Coding Agents
Coding agents can generate frequent model and tool requests from development environments. Route those requests through AISIX when platform teams need governed access to upstream models, provider credentials, and MCP tools.
These guides cover coding tools that call AISIX from a local editor, CLI, remote development environment, or automation job.
Why Route Coding Agents Through AISIX
A common rollout is for a platform team to make AISIX the approved gateway for developer AI tools. Developers configure Codex, Claude Code, Cline, or another client with an AISIX proxy URL, caller API key, and custom model value instead of raw provider credentials. The custom model value is the AISIX model alias.
The coding agent keeps its normal workflow. AISIX enforces access, policy, and telemetry before forwarding model requests or MCP tool calls upstream.
This setup is useful when teams want to:
- keep provider credentials out of local editor and CLI configuration;
- authenticate each developer, project, automation job, or shared tool profile with a caller API key;
- use model aliases to control which upstream models each client can reach;
- apply budgets, rate limits, guardrails, and usage reporting to coding-agent traffic;
- change the upstream provider or model behind an alias without asking every developer to reconfigure their tool.

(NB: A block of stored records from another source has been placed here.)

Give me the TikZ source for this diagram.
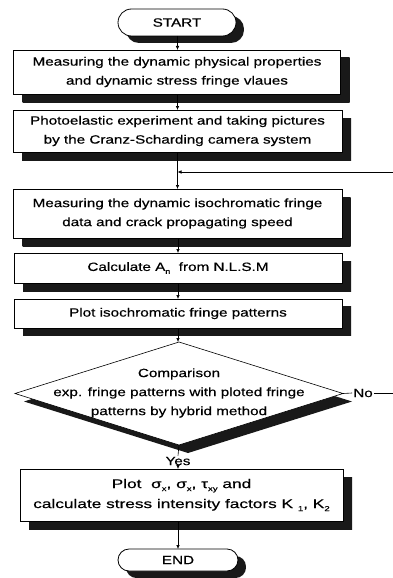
\documentclass[tikz,border=0pt]{standalone}
\usepackage{fontspec}
\setmainfont{Liberation Sans}[FakeStretch=1.27,FakeBold=0.4]
\newfontfamily\widefont{Liberation Sans}[FakeStretch=1.38,FakeBold=0.4]
\usetikzlibrary{shapes.geometric,shapes.misc,arrows.meta}
\newcommand{\mysub}[1]{\raisebox{-0.45ex}{\scriptsize #1}}
\begin{document}
\begin{tikzpicture}[x=1pt,y=-1pt,
  every node/.style={font=\fontsize{12}{19}\selectfont},
  procbox/.style={draw,fill=white,rectangle,inner sep=0pt,outer sep=0pt,align=center,line width=0.8pt},
  term/.style={draw,fill=white,rounded rectangle,inner sep=0pt,outer sep=0pt,line width=0.8pt},
  shadowshade/.style={top color=black!90,bottom color=black!90},
  arr/.style={-{Latex[length=4pt,width=3.5pt]},line width=0.6pt},
  ln/.style={line width=0.6pt}]
\useasboundingbox (0,0) rectangle (393,578);

% shadows
\shade[shadowshade,rounded corners=13pt] (126,16) rectangle (244,43);
\shade[shadowshade] (22.5,58) rectangle (349.5,102);
\shade[shadowshade] (22,118) rectangle (351,160);
\shade[shadowshade] (22.5,197) rectangle (350.5,246);
\shade[shadowshade] (23,261) rectangle (351,291);
\shade[shadowshade] (23,306) rectangle (351,335);
\shade[shadowshade] (188,350) -- (352,401.5) -- (188,453) -- (24,401.5) -- cycle;
\shade[shadowshade] (29,477) rectangle (352,529);
\shade[shadowshade,rounded corners=10.5pt] (126,556) rectangle (246,578);

\node[term,minimum width=118pt,minimum height=27pt] (st) at (177,22.5) {START};
\node[procbox,minimum width=327pt,minimum height=44pt] (b1) at (177,72) {Measuring the dynamic physical properties\\and dynamic stress fringe vlaues};
\node[procbox,minimum width=329pt,minimum height=42pt] (b2) at (177.5,131) {Photoelastic experiment and taking pictures\\by the Cranz-Scharding camera system};
\node[procbox,minimum width=329pt,minimum height=49pt] (b3) at (177.5,213.5) {Measuring the dynamic isochromatic fringe\\data and crack propagating speed};
\node[procbox,minimum width=328pt,minimum height=30pt] (b4) at (178,268) {Calculate A\mysub{n}\ \ from N.L.S.M};
\node[procbox,minimum width=328pt,minimum height=29pt] (b5) at (178,313.5) {Plot isochromatic fringe patterns};
\node[diamond,draw,fill=white,inner sep=0pt,outer sep=0pt,minimum width=328pt,minimum height=103pt,line width=0.6pt] (dia) at (179,393.5) {};
\node[align=center] (diat) at (179,393) {Comparison\\exp. fringe patterns with ploted fringe\\patterns by hybrid method};
\node[inner sep=1pt] (no) at (363,393) {No};
\coordinate (noend) at (393,393);
\node[inner sep=1pt] (yes) at (178,461) {Yes};
\node[procbox,minimum width=323pt,minimum height=52pt,font=\widefont\fontsize{12.5}{20}\selectfont] (b6) at (181.5,495) {Plot\ \ σ\mysub{x}, σ\mysub{x}, τ\mysub{xy} and\\calculate stress intensity factors K\ \mysub{1},\ K\mysub{2}};
\node[term,minimum width=120pt,minimum height=22pt] (en) at (178,560) {END};
\coordinate (fb) at (393,172);

\draw[arr] (st.south -| b2.north) -- (b1.north -| b2.north);
\draw[arr] (b1.south -| b2.north) -- (b2.north);
\draw[arr] (b2.south) -- (b3.north);
\draw[arr] (fb) -- (fb -| b2.south);
\draw[arr] (b3.south -| b4.north) -- (b4.north);
\draw[arr] (b4.south) -- (b5.north);
\draw[arr] (b5.south) -- (b5.south |- dia.north);
\draw[ln] (dia.east) -- (no.west);
\draw[ln] (no.east) -- (noend);
\draw[ln] (dia.south) -- (yes.north);
\draw[arr] (yes.south) -- (yes.south |- b6.north);
\draw[arr] (en.north |- b6.south) -- (en.north);
\end{tikzpicture}
\end{document}
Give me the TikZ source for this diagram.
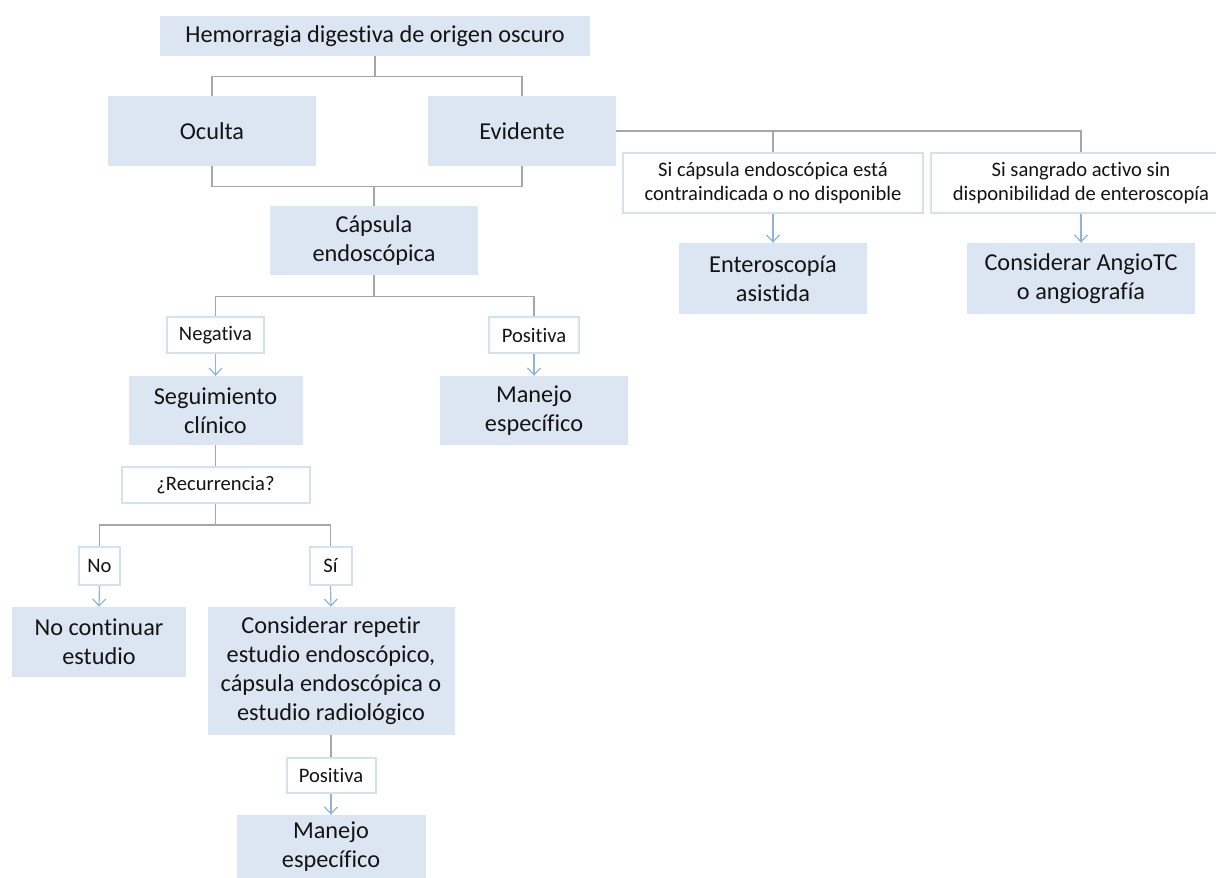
\documentclass[tikz,border=0pt]{standalone}
\usepackage{fontspec}
\setmainfont{Carlito}[Ligatures=NoCommon]
\usetikzlibrary{arrows.meta}
\definecolor{ChartFill}{HTML}{DCE6F2}
\definecolor{ChartEdge}{HTML}{D3E1F0}
\definecolor{ChartLine}{HTML}{A6A6A6}
\definecolor{ChartArrow}{HTML}{8DB3E2}
\definecolor{ChartInk}{HTML}{141414}
\tikzset{
  stagebox/.style={fill=ChartFill,draw=none,align=center,inner sep=0pt,
                   text=ChartInk,font=\fontsize{24.3}{29}\selectfont},
  querybox/.style={fill=white,draw=ChartEdge,line width=2pt,align=center,inner sep=0pt,
                   text=ChartInk,font=\fontsize{20.6}{24}\selectfont},
  link/.style={ChartLine,line width=1.2pt},
  flow/.style={ChartArrow,line width=1.2pt,-{Straight Barb[length=7pt,width=13pt]}},
}
% #1 name, #2 position, #3 width, #4 height, #5 text
\newcommand{\stagenode}[5]{%
  \node[stagebox,minimum width=#3,minimum height=#4,at={#2}] (#1) {#5};%
}
\newcommand{\querynode}[5]{%
  \node[querybox,minimum width=#3,minimum height=#4,at={#2}] (#1) {#5};%
}

\begin{document}
\begin{tikzpicture}[x=1pt,y=-1pt]
  \useasboundingbox (0,0) rectangle (1216,878);
  % main column
  \stagenode{origen}{(375,36)}{430}{40}{Hemorragia digestiva de origen oscuro}
  \stagenode{oculta}{(212,131)}{208}{70}{Oculta}
  \stagenode{evidente}{(522,131)}{188}{70}{Evidente}
  \stagenode{capsula}{(374,240.5)}{208}{69}{Cápsula\\endoscópica}
  \querynode{negativa}{(215.5,335)}{97}{36}{Negativa}
  \querynode{positivaA}{(534,335)}{90}{36}{Positiva}
  \stagenode{seguim}{(215.5,410.5)}{174}{69}{Seguimiento\\clínico}
  \stagenode{manejoA}{(534,410.5)}{188}{69}{Manejo\\específico}
  \querynode{recurr}{(215.5,485)}{188}{36}{¿Recurrencia?}
  \querynode{no}{(99.5,566)}{41}{38}{No}
  \querynode{si}{(330.5,566)}{42}{38}{Sí}
  \stagenode{nocont}{(99,642)}{174}{70}{No continuar\\estudio}
  \stagenode{repetir}{(331,671)}{247}{128}{Considerar repetir\\estudio endoscópico,\\cápsula endoscópica o\\estudio radiológico}
  \querynode{positivaB}{(331,775.5)}{89}{35}{Positiva}
  \stagenode{manejoB}{(331,847)}{189}{64}{Manejo\\específico}
  % right branch
  \querynode{sicaps}{(773,183)}{300}{60}{Si cápsula endoscópica está\\contraindicada o no disponible}
  \querynode{sisangr}{(1081,183)}{300}{60}{Si sangrado activo sin\\disponibilidad de enteroscopía}
  \stagenode{entero}{(773,278.5)}{188}{71}{Enteroscopía\\asistida}
  \stagenode{angio}{(1081,278.5)}{228}{71}{Considerar AngioTC\\o angiografía}

  \draw[link] (origen.south) -- ++(0,20) -| (oculta.north);
  \draw[link] (origen.south) -- ++(0,20) -| (evidente.north);
  \draw[link] (oculta.south) -- ++(0,20) -| (capsula.north);
  \draw[link] (evidente.south) -- ++(0,20) -| (capsula.north);
  \draw[link] (evidente.east) -| (sicaps.north);
  \draw[link] (evidente.east) -| (sisangr.north);
  \draw[link] (capsula.south) -- ++(0,21) -| (negativa.north);
  \draw[link] (capsula.south) -- ++(0,21) -| (positivaA.north);
  \draw[flow] (negativa.south) -- (seguim.north);
  \draw[flow] (positivaA.south) -- (manejoA.north);
  \draw[link] (seguim.south) -- (recurr.north);
  \draw[link] (recurr.south) -- ++(0,21) -| (no.north);
  \draw[link] (recurr.south) -- ++(0,21) -| (si.north);
  \draw[flow] (no.south) -- (nocont.north);
  \draw[flow] (si.south) -- (repetir.north);
  \draw[link] (repetir.south) -- (positivaB.north);
  \draw[flow] (positivaB.south) -- (manejoB.north);
  \draw[flow] (sicaps.south) -- (entero.north);
  \draw[flow] (sisangr.south) -- (angio.north);
\end{tikzpicture}
\end{document}
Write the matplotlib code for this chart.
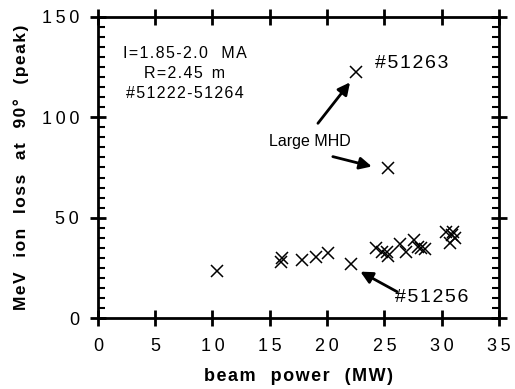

Sensitive Code and Credentials
Coding agents may send source code, configuration snippets, stack traces, or terminal output as part of a task. That context can contain API keys, customer data, personal information, or internal identifiers.
Because AISIX sits between the coding agent and the upstream model or MCP server, teams can inspect and control that traffic at the gateway layer. Use PII Detection and Redaction when sensitive values should be masked or blocked, and use Guardrails for broader request and response policy checks.
Choose a Client Guide
Start with the guide for the coding tool you want to route through AISIX:
| Client | Primary AISIX path | Guide |
|---|---|---|
| Codex | OpenAI Responses API | Codex |
| Claude Code | Anthropic Messages | Claude Code |
| Cline | OpenAI-compatible API | Cline |
Each guide assumes the AISIX gateway already has a model alias and caller API key for the route the client will use. In the client UI or config file, that alias may appear as a custom model, model ID, or model name. If you have not created those resources yet, start with Self-Hosted Quickstart, OpenAI SDK Quickstart, or Anthropic SDK Quickstart.
How Coding Agents Use AISIX
Coding agents usually connect to AISIX in one of two ways:
| Client path | AISIX route | Use when |
|---|---|---|
| Model requests | OpenAI-compatible routes for Chat Completions or Responses API, or Anthropic Messages | The agent should call models through an AISIX caller API key and model alias. |
| Tool requests | MCP Gateway at /mcp | The agent should discover and call upstream MCP tools through AISIX tool access control. |
Both paths use AISIX as the boundary between the coding tool and the upstream service. The tool keeps its native client shape, while AISIX owns the gateway-facing API key, model or tool authorization, traffic controls, guardrails, and observability.
For MCP-specific governance, see MCP Gateway Overview. For the available proxy API families, see Supported Endpoints.